ELIZABETH COHEN, CNN SENIOR MEDICAL CORRESPONDENT: I certainly hope so because they've actually put it together into this nice rubric that really makes sense, Abby. These are things actually that should have been done. We hope they were done all along. It's things like encouraging people to get vaccinating -- vaccinated, rather having more vaccination sites at schools, or, for example, getting COVID treatments to the patients who need it. These, again, are things that should have been done all along. Let's hope the California is really going to make all of this happen. Let's hope that other states make this happen. I think some ways this pandemic, endemic thing, it's not really important what we call it, what's important is that we take the right steps.

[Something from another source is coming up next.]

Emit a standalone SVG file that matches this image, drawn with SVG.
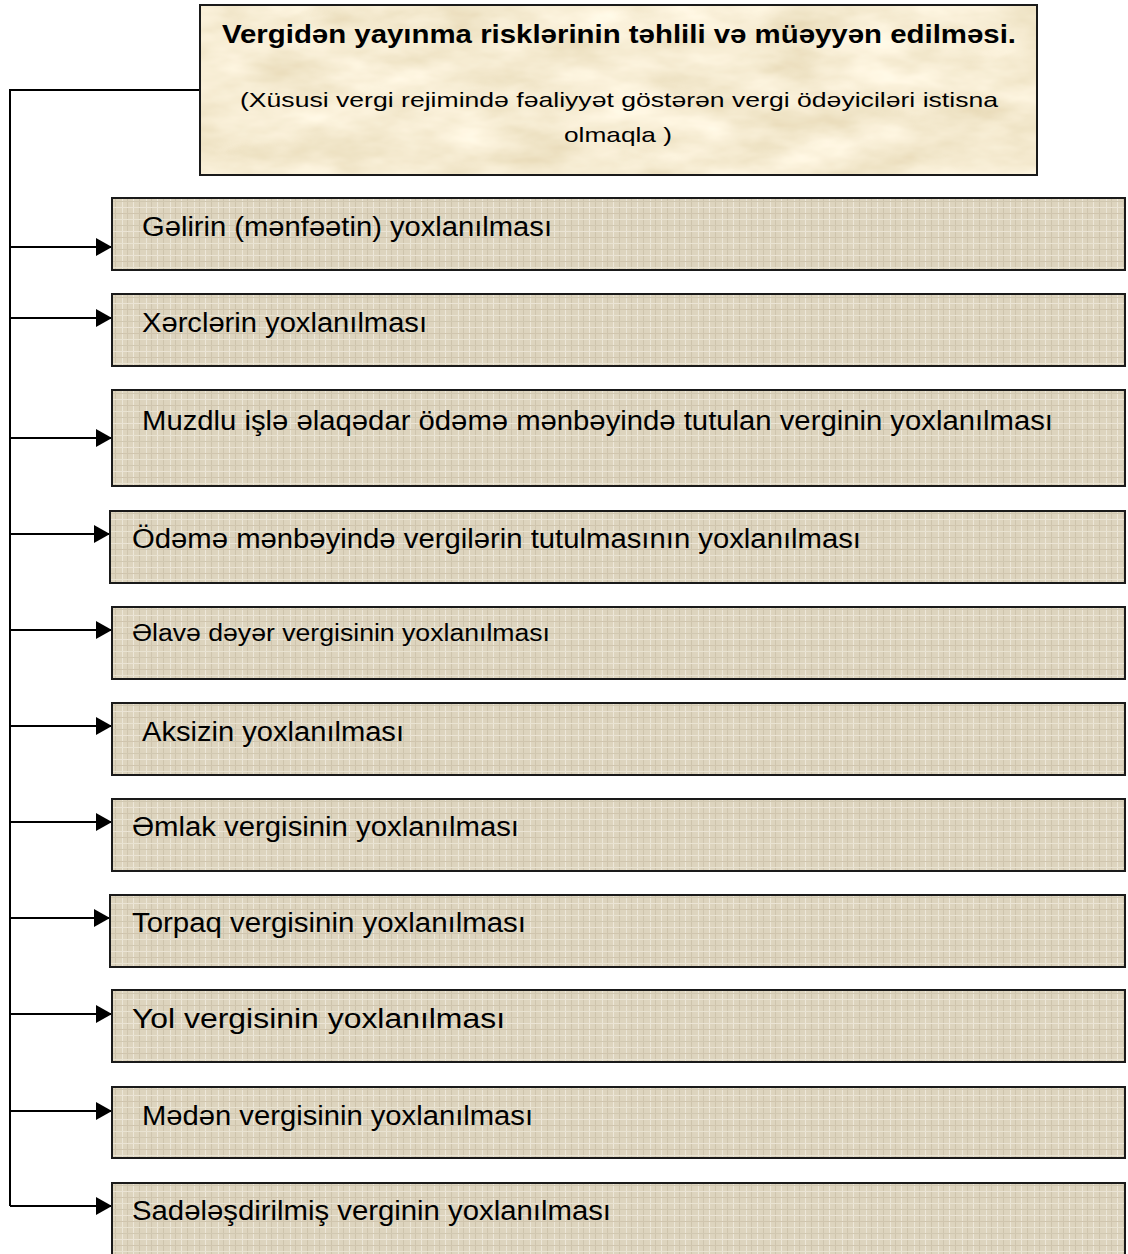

PHILLIP: And public health officials have a definition for endemic but people are still moving forward, I would ask you about this Omicron sub variant that people are talking about. How worried should we be about yet another variant popping up on the scene? COHEN: I feel like just hearing that question, I'm probably like the least popular person on television today, because we're talking about another variant. So this one's called BA.2, it is actually a sub variant of the Omicron variant. Let's take a look at what we know about it. So what we know so far is that it's actually even more communicable than Omicron, which seems impossible, but it really is. It's been found in 74 countries and in 47 U.S. states, it's become dominant. It's become the predominant variants in 10 countries, most of them in Asia.

So that sounds really scary. But here's what we don't know. We don't know that it's any more severe. If it's not any more severe than Omicron, it might not be that big of a deal. Here's another thing that we know that makes -- can make us feel better. If we take a look at the week of February 5th, this new BA strain, it was 3.9 percent of cases in the United States. The week before, it was 1.6 percent of cases.

[12:55:11]

That's a pretty slow increase. Omicron at that stage was going gangbusters. It was growing much more quickly. This is kind of like puttering around, there's this chance this thing could just kind of like fizzle out.

PHILLIP: And of course, a large portion of the country may have gotten infected by Omicron. And we don't know yet, right, how that factors in.

COHEN: Right. We don't know if that will give people immunity to this one because actually this new Omicron, it's pretty different than the original Omicron. It's unclear how much immunity it will give.

PHILLIP: Well, thanks for being with us, Elizabeth.

COHEN: My pleasure. Thanks Abby.

PHILLIP: We love having you here.

And thanks for joining us for Inside Politics today. Ana Cabrera picks up our coverage right after this break.